Everyone still waiting for Greg to dive into the lake
LAKE WESLEMKOON, ON—Friends and family gathered on Aunt Diane's dock have confirmed that cottage goer Greg Drumbowski has yet to just dive into the goddamn lake already. It all started with such promise; Drumbowski spent much of the drive up loudly proclaiming to his wife Carol that he "couldn't wait to get in that water," while advising his twin daughters they had "nothing to be afraid of." Upon arrival he promptly suited up, marched to the lake, and took up a position on the dock's diving platform.
That was ten days ago.
Since then, Drumbowski has been gazing at the water while others, including his own children, have repeatedly gone swimming, remarking meekly on several occasions that the lake "looks pretty cold."

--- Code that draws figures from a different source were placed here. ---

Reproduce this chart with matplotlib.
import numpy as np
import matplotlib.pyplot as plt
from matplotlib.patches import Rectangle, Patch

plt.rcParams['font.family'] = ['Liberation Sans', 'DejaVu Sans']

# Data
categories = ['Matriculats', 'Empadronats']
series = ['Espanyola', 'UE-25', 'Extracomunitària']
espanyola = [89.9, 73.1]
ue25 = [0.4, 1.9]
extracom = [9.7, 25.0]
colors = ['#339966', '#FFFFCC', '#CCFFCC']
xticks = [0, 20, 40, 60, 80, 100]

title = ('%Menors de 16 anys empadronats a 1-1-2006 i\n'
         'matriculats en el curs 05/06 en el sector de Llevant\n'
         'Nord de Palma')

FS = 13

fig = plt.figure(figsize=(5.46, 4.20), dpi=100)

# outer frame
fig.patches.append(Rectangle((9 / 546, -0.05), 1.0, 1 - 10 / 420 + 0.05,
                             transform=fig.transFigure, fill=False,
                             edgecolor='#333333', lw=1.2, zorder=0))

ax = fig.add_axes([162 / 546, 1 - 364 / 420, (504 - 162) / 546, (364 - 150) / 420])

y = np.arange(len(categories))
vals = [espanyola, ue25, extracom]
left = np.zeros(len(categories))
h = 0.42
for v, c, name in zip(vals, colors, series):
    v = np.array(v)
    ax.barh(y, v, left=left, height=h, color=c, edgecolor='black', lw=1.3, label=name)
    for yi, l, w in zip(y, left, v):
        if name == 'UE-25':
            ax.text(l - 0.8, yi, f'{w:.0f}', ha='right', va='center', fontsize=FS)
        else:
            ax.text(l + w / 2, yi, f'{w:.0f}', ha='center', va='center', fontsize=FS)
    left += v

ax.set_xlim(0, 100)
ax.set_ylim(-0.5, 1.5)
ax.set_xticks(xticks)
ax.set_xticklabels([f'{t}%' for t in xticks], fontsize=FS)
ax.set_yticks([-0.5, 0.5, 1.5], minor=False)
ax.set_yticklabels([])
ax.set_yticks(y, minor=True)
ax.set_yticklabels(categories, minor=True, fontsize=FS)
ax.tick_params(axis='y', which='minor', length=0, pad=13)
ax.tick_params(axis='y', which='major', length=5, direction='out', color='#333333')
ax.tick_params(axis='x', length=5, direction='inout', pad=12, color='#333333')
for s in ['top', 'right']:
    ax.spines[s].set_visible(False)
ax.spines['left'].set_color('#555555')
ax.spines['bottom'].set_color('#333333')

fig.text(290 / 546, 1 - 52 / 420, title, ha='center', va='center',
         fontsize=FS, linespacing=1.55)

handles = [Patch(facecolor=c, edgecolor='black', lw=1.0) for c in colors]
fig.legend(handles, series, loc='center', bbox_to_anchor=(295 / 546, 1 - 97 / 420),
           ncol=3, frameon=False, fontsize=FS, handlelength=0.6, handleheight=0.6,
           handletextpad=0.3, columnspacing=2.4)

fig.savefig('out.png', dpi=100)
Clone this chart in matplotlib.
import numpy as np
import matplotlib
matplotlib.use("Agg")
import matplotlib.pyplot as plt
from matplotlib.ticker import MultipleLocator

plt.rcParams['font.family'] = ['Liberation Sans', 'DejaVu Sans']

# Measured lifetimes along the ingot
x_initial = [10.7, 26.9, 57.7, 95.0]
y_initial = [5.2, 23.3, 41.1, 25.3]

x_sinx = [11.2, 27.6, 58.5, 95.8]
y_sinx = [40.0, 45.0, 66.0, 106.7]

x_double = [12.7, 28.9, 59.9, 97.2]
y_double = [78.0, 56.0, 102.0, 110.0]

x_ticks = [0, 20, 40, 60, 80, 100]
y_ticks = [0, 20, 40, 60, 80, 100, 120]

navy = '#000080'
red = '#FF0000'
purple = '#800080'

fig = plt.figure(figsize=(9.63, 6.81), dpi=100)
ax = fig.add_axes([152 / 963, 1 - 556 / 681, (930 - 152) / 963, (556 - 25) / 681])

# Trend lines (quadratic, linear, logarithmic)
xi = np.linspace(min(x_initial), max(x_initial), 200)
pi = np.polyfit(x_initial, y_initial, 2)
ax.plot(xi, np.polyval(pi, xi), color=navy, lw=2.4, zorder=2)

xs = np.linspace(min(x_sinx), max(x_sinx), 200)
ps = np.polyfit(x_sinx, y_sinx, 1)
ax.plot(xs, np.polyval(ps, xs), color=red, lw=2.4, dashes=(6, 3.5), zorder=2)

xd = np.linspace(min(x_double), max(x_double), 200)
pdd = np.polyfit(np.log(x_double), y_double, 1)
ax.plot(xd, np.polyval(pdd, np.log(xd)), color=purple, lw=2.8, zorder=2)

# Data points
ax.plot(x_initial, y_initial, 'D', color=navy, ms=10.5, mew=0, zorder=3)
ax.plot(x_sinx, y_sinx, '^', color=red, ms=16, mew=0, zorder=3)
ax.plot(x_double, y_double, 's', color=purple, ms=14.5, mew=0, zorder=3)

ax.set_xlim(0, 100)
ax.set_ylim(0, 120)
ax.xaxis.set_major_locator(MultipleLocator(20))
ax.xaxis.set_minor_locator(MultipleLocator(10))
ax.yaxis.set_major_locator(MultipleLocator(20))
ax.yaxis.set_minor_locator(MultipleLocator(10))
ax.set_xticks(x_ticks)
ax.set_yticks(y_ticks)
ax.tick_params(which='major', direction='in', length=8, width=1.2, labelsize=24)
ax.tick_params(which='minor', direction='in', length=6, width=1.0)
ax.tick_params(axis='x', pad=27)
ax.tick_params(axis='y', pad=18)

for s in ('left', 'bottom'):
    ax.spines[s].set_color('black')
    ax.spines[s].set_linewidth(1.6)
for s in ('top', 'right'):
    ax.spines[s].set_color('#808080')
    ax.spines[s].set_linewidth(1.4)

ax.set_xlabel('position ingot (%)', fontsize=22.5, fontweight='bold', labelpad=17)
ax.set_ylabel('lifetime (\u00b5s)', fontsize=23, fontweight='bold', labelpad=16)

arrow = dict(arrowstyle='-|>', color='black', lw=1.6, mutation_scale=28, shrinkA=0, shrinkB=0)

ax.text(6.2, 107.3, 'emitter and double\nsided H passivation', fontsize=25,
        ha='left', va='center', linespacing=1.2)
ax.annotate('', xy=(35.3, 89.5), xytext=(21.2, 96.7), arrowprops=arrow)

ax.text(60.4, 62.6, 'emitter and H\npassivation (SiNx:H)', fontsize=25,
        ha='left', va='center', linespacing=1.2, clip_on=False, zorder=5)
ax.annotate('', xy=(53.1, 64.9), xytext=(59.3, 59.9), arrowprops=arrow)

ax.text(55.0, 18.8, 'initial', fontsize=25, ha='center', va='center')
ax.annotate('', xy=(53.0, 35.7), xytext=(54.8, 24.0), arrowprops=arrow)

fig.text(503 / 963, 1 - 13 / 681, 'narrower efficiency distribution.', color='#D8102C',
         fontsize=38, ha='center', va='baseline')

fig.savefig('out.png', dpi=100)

Reports that the water in question is anywhere from "brisk" to "refreshing" have had no effect on the 45-year-old and repeated squawking noises and references to him being a "chicken of the sea" have left him both figuratively and literally unmoved
"I don't actually care of he swims or not," said Aunt Diane, 'but he's got to make a move either way here."
Other's were less even-keeled in their assessment.
"He's a acting like a total pussy," said Cousin Ray, "Just fucking do it man."
In the distance Drumbowski could be overheard asking his wife "Is that a leech? It looks like a leech."
The "leech" in question has since been verified to have been a small strip of bark.
However it shakes down, Drumbowski will have to make a decision soon, as Shane, Debbie and the kids have the cottage booked starting this weekend.